Peshawar, Jan 23 (DPA) A Pakistani insurgent group has executed a former senior officer of the country’s top intelligence organisation who once trained Afghan Taliban leader Mullah Omar, intelligence and rebel sources said Sunday.
Amir Sultan, a retired officer of the Inter-Services Intelligence (ISI), also known by the code name Colonel Imam, was kidnapped with another intelligence officer and a British-Pakistani journalist in April last year.
An intelligence official who spoke on condition of anonymity said Sultan was assassinated near Mir Ali city in the restive North Waziristan tribal district Saturday.

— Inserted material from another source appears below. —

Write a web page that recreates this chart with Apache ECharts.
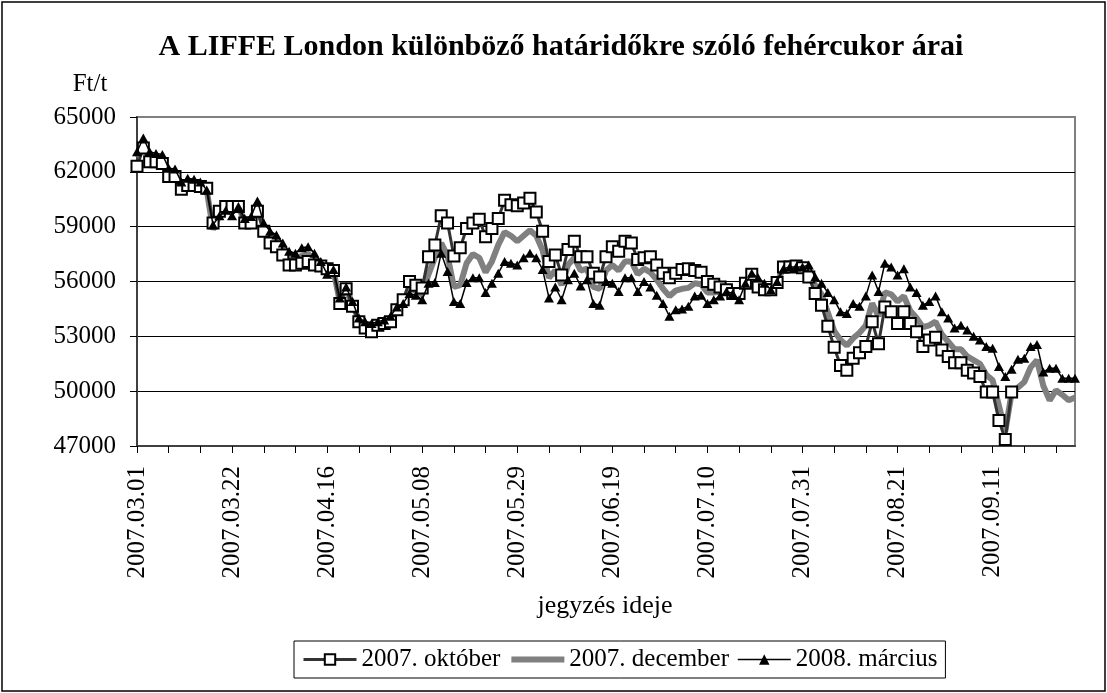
<!DOCTYPE html>
<html>
<head>
<meta charset="utf-8">
<script src="https://cdn.jsdelivr.net/npm/echarts@6/dist/echarts.min.js"></script>
<style>
html,body{margin:0;padding:0;background:#fff;}
#chart{width:1107px;height:693px;}
</style>
</head>
<body>
<div id="chart"></div>
<script>
// Trading days (categories)
const categories = [
 '2007.03.01','2007.03.02','2007.03.05','2007.03.06','2007.03.07','2007.03.08','2007.03.09','2007.03.12','2007.03.13','2007.03.14',
 '2007.03.15','2007.03.16','2007.03.19','2007.03.20','2007.03.21','2007.03.22','2007.03.23','2007.03.26','2007.03.27','2007.03.28',
 '2007.03.29','2007.03.30','2007.04.02','2007.04.03','2007.04.04','2007.04.05','2007.04.10','2007.04.11','2007.04.12','2007.04.13',
 '2007.04.16','2007.04.17','2007.04.18','2007.04.19','2007.04.20','2007.04.23','2007.04.24','2007.04.25','2007.04.26','2007.04.27',
 '2007.04.30','2007.05.01','2007.05.02','2007.05.03','2007.05.04','2007.05.08','2007.05.09','2007.05.10','2007.05.11','2007.05.14',
 '2007.05.15','2007.05.16','2007.05.17','2007.05.18','2007.05.21','2007.05.22','2007.05.23','2007.05.24','2007.05.25','2007.05.28',
 '2007.05.29','2007.05.30','2007.05.31','2007.06.01','2007.06.04','2007.06.05','2007.06.06','2007.06.07','2007.06.08','2007.06.11',
 '2007.06.12','2007.06.13','2007.06.14','2007.06.15','2007.06.18','2007.06.19','2007.06.20','2007.06.21','2007.06.22','2007.06.25',
 '2007.06.26','2007.06.27','2007.06.28','2007.06.29','2007.07.02','2007.07.03','2007.07.04','2007.07.05','2007.07.06','2007.07.09',
 '2007.07.10','2007.07.11','2007.07.12','2007.07.13','2007.07.16','2007.07.17','2007.07.18','2007.07.19','2007.07.20','2007.07.23',
 '2007.07.24','2007.07.25','2007.07.26','2007.07.27','2007.07.30','2007.07.31','2007.08.01','2007.08.02','2007.08.03','2007.08.06',
 '2007.08.07','2007.08.08','2007.08.09','2007.08.10','2007.08.13','2007.08.14','2007.08.15','2007.08.16','2007.08.17','2007.08.20',
 '2007.08.21','2007.08.22','2007.08.23','2007.08.24','2007.08.27','2007.08.28','2007.08.29','2007.08.30','2007.08.31','2007.09.03',
 '2007.09.04','2007.09.05','2007.09.06','2007.09.07','2007.09.10','2007.09.11','2007.09.12','2007.09.13','2007.09.14','2007.09.17',
 '2007.09.18','2007.09.19','2007.09.20','2007.09.21','2007.09.24','2007.09.25','2007.09.26','2007.09.27','2007.09.28'
];

const seriesNames = ['2007. október', '2007. december', '2008. március'];

const oct2007 = [
 62300,63300,62550,62550,62450,61750,61750,61050,61250,61250,
 61200,61100,59200,59850,60100,60100,60100,59200,59200,59850,
 58750,58100,57900,57450,56900,56900,57000,57100,56900,56850,
 56700,56600,54800,55600,54650,53800,53450,53250,53600,53700,
 53800,54450,55000,56000,55800,55650,57350,58000,59600,59200,
 57400,57850,58900,59200,59400,58450,58900,59450,60450,60200,
 60150,60300,60550,59800,58750,57100,57450,56350,57750,58200,
 57350,57350,56450,56250,57350,57900,57650,58200,58100,57200,
 57300,57350,56900,56450,56200,56450,56650,56700,56600,56500,
 56000,55850,55700,55550,55350,55350,55900,56400,55700,55550,
 55550,55950,56800,56800,56850,56750,56250,55350,54700,53550,
 52400,51400,51150,51800,52100,52450,53800,52600,54600,54350,
 53700,54350,53700,53250,52450,52800,52950,52250,51900,51550,
 51550,51150,51000,50800,49950,49950,48400,47350,49950
];

const dec2007 = [
 62800,63500,62800,62750,62700,62000,61950,61250,61450,61400,
 61300,61000,58850,59600,59950,59800,60050,59300,59350,60050,
 59000,58400,58200,57750,57300,57200,57400,57500,57200,56950,
 56500,56600,54900,55650,54750,53900,53600,53450,53700,53800,
 53950,54500,54900,55600,55500,55300,56400,57300,58100,57400,
 55700,55800,57000,57500,57300,56500,57100,58000,58700,58500,
 58200,58500,58800,58500,57700,56200,56600,55800,56900,57300,
 56600,56700,55700,55600,56600,56900,56600,57100,57100,56400,
 56700,56500,56100,55600,55200,55500,55600,55650,55900,55850,
 55400,55400,55450,55500,55350,55150,55900,56400,55950,55700,
 55550,55950,56750,56800,56800,56750,56550,55800,55300,54300,
 53300,52800,52500,52900,53200,53600,54800,54100,55400,55300,
 54900,55200,54400,54000,53500,53600,53800,53100,52700,52300,
 52300,51900,51700,51500,50900,50600,49200,47800,49900,50200,
 50500,51300,51700,50300,49500,50050,49800,49500,49650
];

const mar2008 = [
 63100,63850,63100,63000,62950,62200,62150,61450,61650,61600,
 61450,61000,59100,59600,59900,59600,60100,59450,59550,60400,
 59200,58750,58550,58100,57650,57550,57850,57900,57550,57100,
 56400,56650,55100,55700,54900,54000,53800,53700,53800,53900,
 54100,54600,54800,55350,55250,55000,55900,55950,57550,56550,
 54900,54800,55950,56200,56200,55400,55900,56450,57100,57000,
 56900,57300,57550,57300,56650,55100,55700,55000,56100,56450,
 55750,56100,54800,54700,56000,55900,55450,56200,56200,55450,
 56000,55700,55250,54800,54100,54450,54500,54650,55200,55250,
 54800,55000,55200,55450,55350,55000,55900,56450,56200,55900,
 55550,56000,56700,56800,56800,56800,56900,56250,55900,55400,
 55000,54350,54250,54800,54650,55200,56350,55450,57000,56800,
 56350,56700,55700,55400,54700,54900,55200,54350,54000,53450,
 53600,53350,53000,52800,52450,52350,51350,50800,51200,51750,
 51800,52450,52550,51050,51250,51250,50700,50700,50700
];

const yTicks = [47000, 50000, 53000, 56000, 59000, 62000, 65000];

const FONT = "'Liberation Serif', 'Times New Roman', serif";
const chart = echarts.init(document.getElementById('chart'), null, {renderer: 'canvas'});

chart.setOption({
  animation: false,
  backgroundColor: '#fff',
  grid: {
    left: 137, right: 32, top: 117, bottom: 247,
    show: true, borderColor: '#808080', borderWidth: 2, backgroundColor: 'transparent'
  },
  xAxis: {
    type: 'category',
    data: categories,
    boundaryGap: false,
    axisLine: {lineStyle: {color: '#404040', width: 2}},
    axisTick: {show: true, interval: 4, length: 7, lineStyle: {color: '#000', width: 1}},
    axisLabel: {interval: 14, rotate: 90, margin: 20, fontSize: 25, fontFamily: FONT, color: '#000'},
    splitLine: {show: false}
  },
  yAxis: {
    type: 'value',
    min: 47000,
    max: 65000,
    axisLine: {show: true, lineStyle: {color: '#404040', width: 2}},
    axisTick: {show: true, length: 7, customValues: yTicks, lineStyle: {color: '#000', width: 1}},
    axisLabel: {customValues: yTicks, margin: 21, fontSize: 25, fontFamily: FONT, color: '#000',
      formatter: function (v) { return String(v); }},
    splitLine: {show: true, showMaxLine: false, showMinLine: false, lineStyle: {color: '#000', width: 1}}
  },
  legend: {
    left: 294, top: 641,
    orient: 'horizontal',
    borderColor: '#000', borderWidth: 1,
    padding: [6, 8, 6, 8],
    itemWidth: 53, itemHeight: 13, itemGap: 8,
    textStyle: {fontSize: 25, fontFamily: FONT, color: '#000'},
    data: [
      {name: seriesNames[0], lineStyle: {color: '#333', width: 3}},
      {name: seriesNames[1], lineStyle: {color: '#808080', width: 6}, itemStyle: {opacity: 0}},
      {name: seriesNames[2], lineStyle: {color: '#000', width: 1.5}}
    ]
  },
  graphic: [
    {type: 'rect', shape: {x: 2, y: 2, width: 1103, height: 689}, style: {fill: 'none', stroke: '#000', lineWidth: 1.5}, silent: true},
    {type: 'text', x: 561, y: 47, style: {text: 'A LIFFE London különböző határidőkre szóló fehércukor árai', font: "bold 30px 'Liberation Serif'", fill: '#000', textAlign: 'center', textVerticalAlign: 'middle'}},
    {type: 'text', x: 90, y: 84, style: {text: 'Ft/t', font: "25px 'Liberation Serif'", fill: '#000', textAlign: 'center', textVerticalAlign: 'middle'}},
    {type: 'text', x: 605, y: 606, style: {text: 'jegyzés ideje', font: "26px 'Liberation Serif'", fill: '#000', textAlign: 'center', textVerticalAlign: 'middle'}}
  ],
  series: [
    {
      name: seriesNames[0], type: 'line', data: oct2007, z: 3,
      symbol: 'rect', symbolSize: 11, showAllSymbol: true,
      lineStyle: {color: '#333', width: 3},
      itemStyle: {color: '#fff', borderColor: '#000', borderWidth: 2}
    },
    {
      name: seriesNames[1], type: 'line', data: dec2007, z: 2,
      symbol: 'none',
      lineStyle: {color: '#808080', width: 6},
      itemStyle: {color: '#808080'}
    },
    {
      name: seriesNames[2], type: 'line', data: mar2008, z: 4,
      symbol: 'triangle', symbolSize: [10, 9], showAllSymbol: true,
      lineStyle: {color: '#000', width: 1.5},
      itemStyle: {color: '#000', borderColor: '#000', borderWidth: 0}
    }
  ]
});
</script>
</body>
</html>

His family had failed to meet deadline for paying a ransom of Rs.50 million ($590,000), the source said.
A local Taliban commander in Mir Ali confirmed the execution, calling it ‘a sorrowful incident’.
Neither the government nor Sultan’s family have confirmed the death.
Various groups of militants in North Waziristan were divided on the capture of Sultan, who gave guerrilla training to Afghan mujahideen during the resistance against Soviet occupation and supported the rise of Taliban in mid-1990s.
Senior Afghan Taliban commander Sirajuddin Haqqani, who has bases in North Waziristan, is believed to have made several attempts to convince a militant group from Pakistan’s central province of Punjab to release Sultan.
Sultan had travelled to North Waziristan with ISI officer Khalid Khwaja to help journalist Saeed Qureshi in making a documentary. Khwaja was reportedly executed by the Punjabi Taliban, a group of militants from Pakistan’s largest province.